A staggering new report is shining a spotlight on what critics say is a nationwide scandal hiding in plain sight: industrial-scale health care fraud centered in Los Angeles County — and paid for by American taxpayers.

The revelations come as federal officials ramp up scrutiny of abuse inside Medicare and Medicaid, with Centers for Medicare & Medicaid Services Administrator Dr. Mehmet Oz already warning that fraud networks are exploiting loopholes meant to protect seniors. According to a Fox News investigation, Los Angeles County has quietly become one of the largest hubs of suspicious home health and hospice billing in the country — on a scale so large it distorts national spending data.

One case highlighted in the report reads like something out of a crime thriller. A single doctor allegedly billed the federal government $120 million in just one year, claiming to oversee roughly 1,900 patients across nearly 2,000 hospice agencies. To put that in perspective, Fox noted that Los Angeles County alone has more hospice providers than 36 entire states combined — and roughly 30 times more than Florida or New York.

Even more alarming: nearly 18% of all home health care billing in the United States originates from that one California county.

“How is that possible?” the report asked bluntly.

Investigators pointed to a map showing an absurd concentration of hospice businesses packed into a tiny geographic area. In one two-mile radius, reporters found 287 hospice providers operating out of strip malls, unmarked buildings, a wrecking yard, and even a vacant lot. The clustering raises obvious red flags about whether many of these operations exist primarily on paper to siphon government money.

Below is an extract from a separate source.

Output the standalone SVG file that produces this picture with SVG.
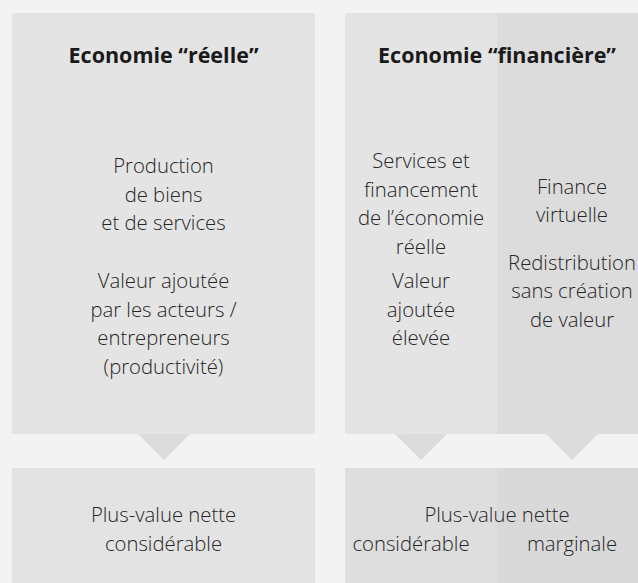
<svg xmlns="http://www.w3.org/2000/svg" width="638" height="583" viewBox="0 0 638 583">
  <style>
    .bg { fill: #f3f3f3; }
    .panel { fill: #e3e4e3; }
    .panel-dark { fill: #dcdcdc; }
    .result { fill: #e2e3e2; }
    .result-mid { fill: #dedede; }
    .result-dark { fill: #d9d9d9; }
    .tri { fill: #dcdcdc; }
    .head { font-family: "Open Sans", "Liberation Sans", sans-serif; font-weight: 700; font-size: 21.5px; fill: #1a1a1a; text-anchor: middle; }
    .body { font-family: "Open Sans", "Liberation Sans", sans-serif; font-weight: 300; font-size: 20.3px; fill: #262626; text-anchor: middle; }
  </style>

  <rect class="bg" x="0" y="0" width="638" height="583"/>

  <!-- Left column: real economy -->
  <g id="reelle">
    <rect class="panel" x="12" y="13" width="303" height="421"/>
    <text class="head" x="163.5" y="63">Economie “réelle”</text>
    <text class="body" x="163.5" y="173">Production</text>
    <text class="body" x="163.5" y="202">de biens</text>
    <text class="body" x="163.5" y="230">et de services</text>
    <text class="body" x="163.5" y="288">Valeur ajoutée</text>
    <text class="body" x="163.5" y="317">par les acteurs /</text>
    <text class="body" x="163.5" y="345">entrepreneurs</text>
    <text class="body" x="163.5" y="374">(productivité)</text>
  </g>

  <!-- Right column: financial economy, two sub-columns -->
  <g id="financiere">
    <rect class="panel" x="345" y="13" width="152" height="421"/>
    <rect class="panel-dark" x="497" y="13" width="141" height="421"/>
    <text class="head" x="497" y="63">Economie “financière”</text>
    <text class="body" x="421" y="168">Services et</text>
    <text class="body" x="421" y="197">financement</text>
    <text class="body" x="421" y="225">de l’économie</text>
    <text class="body" x="421" y="254">réelle</text>
    <text class="body" x="421" y="288">Valeur</text>
    <text class="body" x="421" y="317">ajoutée</text>
    <text class="body" x="421" y="345">élevée</text>
    <text class="body" x="572" y="194">Finance</text>
    <text class="body" x="572" y="222">virtuelle</text>
    <text class="body" x="572" y="270">Redistribution</text>
    <text class="body" x="572" y="298">sans création</text>
    <text class="body" x="572" y="327">de valeur</text>
  </g>

  <!-- Downward pointers -->
  <g id="connectors">
    <polygon class="tri" points="138,434 190,434 164,460"/>
    <polygon class="tri" points="395,434 447,434 421,460"/>
    <polygon class="tri" points="546,434 598,434 572,460"/>
  </g>

  <!-- Outcomes -->
  <g id="plus-value-reelle">
    <rect class="result" x="12" y="468" width="303" height="115"/>
    <text class="body" x="163.5" y="522">Plus-value nette</text>
    <text class="body" x="163.5" y="551">considérable</text>
  </g>

  <g id="plus-value-financiere">
    <rect class="result-mid" x="345" y="468" width="152" height="115"/>
    <rect class="result-dark" x="497" y="468" width="141" height="115"/>
    <text class="body" x="497" y="522">Plus-value nette</text>
    <text class="body" x="411" y="551">considérable</text>
    <text class="body" x="572" y="551">marginale</text>
  </g>
</svg>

The underlying problem, critics argue, is a bloated bureaucratic system that can be gamed from anywhere in the world. Licensing and billing processes rely heavily on documentation and digital filings — making it easier for bad actors to exploit weak oversight.

As one expert put it in the segment: “All of it is just paperwork. I could fill that out in Kazakhstan if I want and get a hospice license waiting for me.”

Dr. Oz amplified the warning on social media, urging seniors and their families to stay alert. He said scammers posing as sales representatives are pressuring older Americans to unknowingly enroll in hospice programs. Signing those forms can automatically forfeit a patient’s regular Medicare benefits — a devastating consequence for vulnerable families.

“Seniors and caretakers, please be careful,” Oz wrote. “People… are targeting older Americans to trick them into signing up for Hospice without their knowledge. If they get you to sign, you will forfeit regular Medicare benefits. DON’T DO IT.”

He encouraged anyone who suspects fraud to report it immediately through Medicare’s hotline.

The revelations arrive amid broader concerns that large-scale entitlement fraud is draining public resources while honest citizens struggle with rising health costs. Conservatives argue that weak enforcement, political reluctance to confront organized fraud rings, and an expanding federal bureaucracy have created a perfect storm.

At its core, the scandal isn’t just about money — it’s about trust. Medicare was built to protect America’s seniors, not to bankroll fraudulent operations hiding behind storefront addresses and paperwork loopholes. If even a fraction of the allegations are accurate, taxpayers aren’t just being cheated — they’re funding a system that exploits the very people it claims to serve.

And many Americans are asking the same question: how long has this been happening, and who allowed it to grow this big?